La obsesión por Barrabás me duró hasta pocos días antes de la mayoría de edad. Una noche soñé con una procesión que, en uno de sus pasos, incluía la exposición pública de Jesús y Barrabás, uno parado al lado del otro, ambos con las manos amarradas a la espalda. Desperté con un mal sabor de boca a pesar de que, por fin —así fuera en clave onírica—, había logrado vislumbrar al ansiado monigote. Pero antes de que el sueño se esfumara de la memoria pude entenderlo todo: el Barrabás de la visión llevaba bigote sin barba, y sobre su ropa talar de rayas verdes y blancas había, estampado, un número 8. Comprendí que todo ese tiempo me había desvelado un hombre ruin.
Garita Santa
por GASPAR TORRES
Las preguntas malas son siempre un reto tortuoso. En formato escrito me llegó un cuestionario de revista. La primera, la peor, decía: “¿Usted de qué se arrepiente?”. Tanto me tocó esculcar entre imaginaciones y recuerdos que llegué hasta un confesionario. Y le dicté mi respuesta escrita a la voz costeña de la entrevistadora que invitaba a todos los pecados: “Me arrepiento de haberme sometido a las torturas del confesionario. Más o menos hasta los 11 ó 12 años me tocó hacer el ejercicio retorcido de inventar pecados veniales para la oreja infinita e inmisericorde de un cura al que no quería confiarle ni la tarea de religión. No recuerdo una situación más incómoda que ese interrogatorio, en el que un cura usa la ganzúa del remordimiento mientras uno intenta mostrarse como un pecador promedio. El recreo de la media tarde que duraba una hora y cuarenta minutos, era una conversación entre condenados queriendo bajar sus penas.”

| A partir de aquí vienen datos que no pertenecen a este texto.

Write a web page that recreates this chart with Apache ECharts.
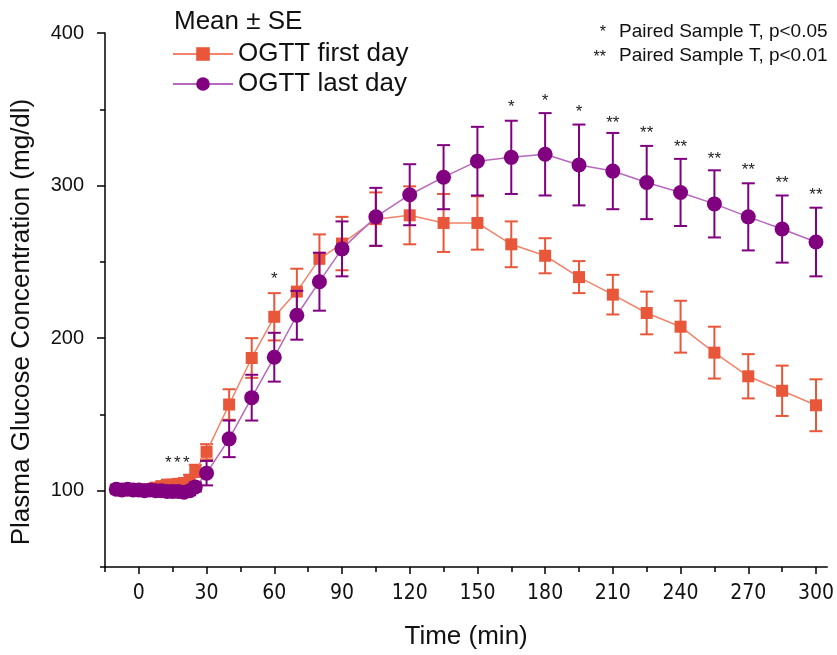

El cielo llegó antes del cartón de bachiller. Al comienzo de lo que llaman octavo decidí que no me acercaría nunca más a esa ventanilla siniestra. Pero los confesionarios ya no son lo que eran. En una vieja Semana Santa veraniega y solitaria me fui para la Catedral Metropolitana. Me recibieron dos táparos amarrados a un poste de luz al frente de La Polonesa, el menos equino de los locales que rodean al Parque de Bolívar. Un juguete para la niñería ambiente. Me olvidé del cagajón en busca del incienso. Cuando entré a la iglesia, la fila del confesionario se enroscaba al estilo de una fila del Banco Agrario; llegué hasta el cubículo donde un feligrés entregaba lo suyo y me di cuenta de que el padre fingía escuchar, mientras enviaba un mensaje de texto al más acá. Ya hubiera querido yo un confesor tan distraído en mis años de escolar.